◆ STATED EXERCISE
Line by line, repeat the data below exactly, beginning at the first line and ending at the line with "const y = d3.scaleLinear().domain([0, 1250]).range([528, 122]);". Omit pictures.

◆ RECORDED DATA
>> Start
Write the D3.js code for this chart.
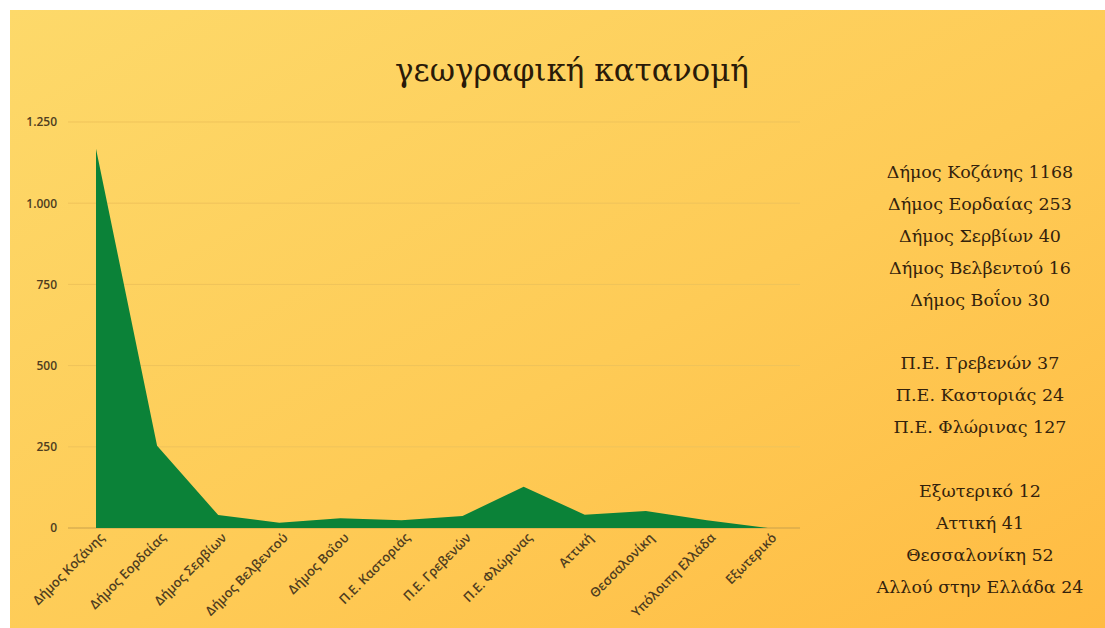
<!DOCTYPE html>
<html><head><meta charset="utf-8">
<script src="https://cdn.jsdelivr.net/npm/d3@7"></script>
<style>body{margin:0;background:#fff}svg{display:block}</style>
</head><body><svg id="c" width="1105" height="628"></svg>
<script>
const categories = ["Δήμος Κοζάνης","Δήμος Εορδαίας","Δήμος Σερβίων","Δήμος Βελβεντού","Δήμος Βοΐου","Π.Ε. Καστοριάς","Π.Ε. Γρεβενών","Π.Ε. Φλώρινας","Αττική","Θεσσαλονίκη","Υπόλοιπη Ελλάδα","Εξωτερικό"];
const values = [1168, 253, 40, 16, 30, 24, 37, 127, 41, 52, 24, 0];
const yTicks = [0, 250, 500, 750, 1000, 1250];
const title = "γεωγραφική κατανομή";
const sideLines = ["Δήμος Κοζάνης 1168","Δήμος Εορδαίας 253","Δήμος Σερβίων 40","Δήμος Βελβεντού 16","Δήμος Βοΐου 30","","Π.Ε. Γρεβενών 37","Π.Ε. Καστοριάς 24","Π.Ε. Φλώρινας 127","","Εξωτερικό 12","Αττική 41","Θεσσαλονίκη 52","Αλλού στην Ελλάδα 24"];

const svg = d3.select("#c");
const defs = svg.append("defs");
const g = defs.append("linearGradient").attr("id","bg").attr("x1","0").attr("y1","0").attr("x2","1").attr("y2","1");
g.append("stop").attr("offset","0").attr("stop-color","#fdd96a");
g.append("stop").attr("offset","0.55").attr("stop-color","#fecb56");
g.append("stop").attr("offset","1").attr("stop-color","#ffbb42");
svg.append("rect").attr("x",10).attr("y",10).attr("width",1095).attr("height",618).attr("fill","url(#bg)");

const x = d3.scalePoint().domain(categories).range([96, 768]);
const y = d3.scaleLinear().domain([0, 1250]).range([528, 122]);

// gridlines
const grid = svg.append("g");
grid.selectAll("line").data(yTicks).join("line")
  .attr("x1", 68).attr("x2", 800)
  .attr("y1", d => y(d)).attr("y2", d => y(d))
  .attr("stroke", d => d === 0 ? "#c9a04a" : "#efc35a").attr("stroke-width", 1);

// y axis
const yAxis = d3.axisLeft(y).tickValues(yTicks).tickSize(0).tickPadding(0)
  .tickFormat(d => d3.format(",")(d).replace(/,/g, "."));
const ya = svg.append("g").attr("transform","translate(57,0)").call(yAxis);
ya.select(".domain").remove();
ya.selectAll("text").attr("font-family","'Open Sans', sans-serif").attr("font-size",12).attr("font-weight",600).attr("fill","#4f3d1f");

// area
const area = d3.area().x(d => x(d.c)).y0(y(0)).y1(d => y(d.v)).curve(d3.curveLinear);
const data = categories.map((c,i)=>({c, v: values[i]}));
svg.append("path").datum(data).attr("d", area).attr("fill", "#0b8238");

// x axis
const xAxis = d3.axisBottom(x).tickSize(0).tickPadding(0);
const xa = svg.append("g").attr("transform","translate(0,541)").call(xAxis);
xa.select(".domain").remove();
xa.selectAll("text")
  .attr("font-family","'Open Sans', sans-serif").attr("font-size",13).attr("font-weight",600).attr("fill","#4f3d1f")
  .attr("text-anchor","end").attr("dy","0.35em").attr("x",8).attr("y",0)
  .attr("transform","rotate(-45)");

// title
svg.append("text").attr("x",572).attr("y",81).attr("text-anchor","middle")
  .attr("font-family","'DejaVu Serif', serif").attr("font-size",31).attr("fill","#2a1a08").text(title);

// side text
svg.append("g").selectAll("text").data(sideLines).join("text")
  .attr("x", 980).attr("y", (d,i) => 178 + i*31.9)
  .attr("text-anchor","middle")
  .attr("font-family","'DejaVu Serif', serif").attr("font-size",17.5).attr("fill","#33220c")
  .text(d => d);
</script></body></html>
>> End
◆ EXPECTED OUTPUT
Write the D3.js code for this chart.
<!DOCTYPE html>
<html><head><meta charset="utf-8">
<script src="https://cdn.jsdelivr.net/npm/d3@7"></script>
<style>body{margin:0;background:#fff}svg{display:block}</style>
</head><body><svg id="c" width="1105" height="628"></svg>
<script>
const categories = ["Δήμος Κοζάνης","Δήμος Εορδαίας","Δήμος Σερβίων","Δήμος Βελβεντού","Δήμος Βοΐου","Π.Ε. Καστοριάς","Π.Ε. Γρεβενών","Π.Ε. Φλώρινας","Αττική","Θεσσαλονίκη","Υπόλοιπη Ελλάδα","Εξωτερικό"];
const values = [1168, 253, 40, 16, 30, 24, 37, 127, 41, 52, 24, 0];
const yTicks = [0, 250, 500, 750, 1000, 1250];
const title = "γεωγραφική κατανομή";
const sideLines = ["Δήμος Κοζάνης 1168","Δήμος Εορδαίας 253","Δήμος Σερβίων 40","Δήμος Βελβεντού 16","Δήμος Βοΐου 30","","Π.Ε. Γρεβενών 37","Π.Ε. Καστοριάς 24","Π.Ε. Φλώρινας 127","","Εξωτερικό 12","Αττική 41","Θεσσαλονίκη 52","Αλλού στην Ελλάδα 24"];

const svg = d3.select("#c");
const defs = svg.append("defs");
const g = defs.append("linearGradient").attr("id","bg").attr("x1","0").attr("y1","0").attr("x2","1").attr("y2","1");
g.append("stop").attr("offset","0").attr("stop-color","#fdd96a");
g.append("stop").attr("offset","0.55").attr("stop-color","#fecb56");
g.append("stop").attr("offset","1").attr("stop-color","#ffbb42");
svg.append("rect").attr("x",10).attr("y",10).attr("width",1095).attr("height",618).attr("fill","url(#bg)");

const x = d3.scalePoint().domain(categories).range([96, 768]);
const y = d3.scaleLinear().domain([0, 1250]).range([528, 122]);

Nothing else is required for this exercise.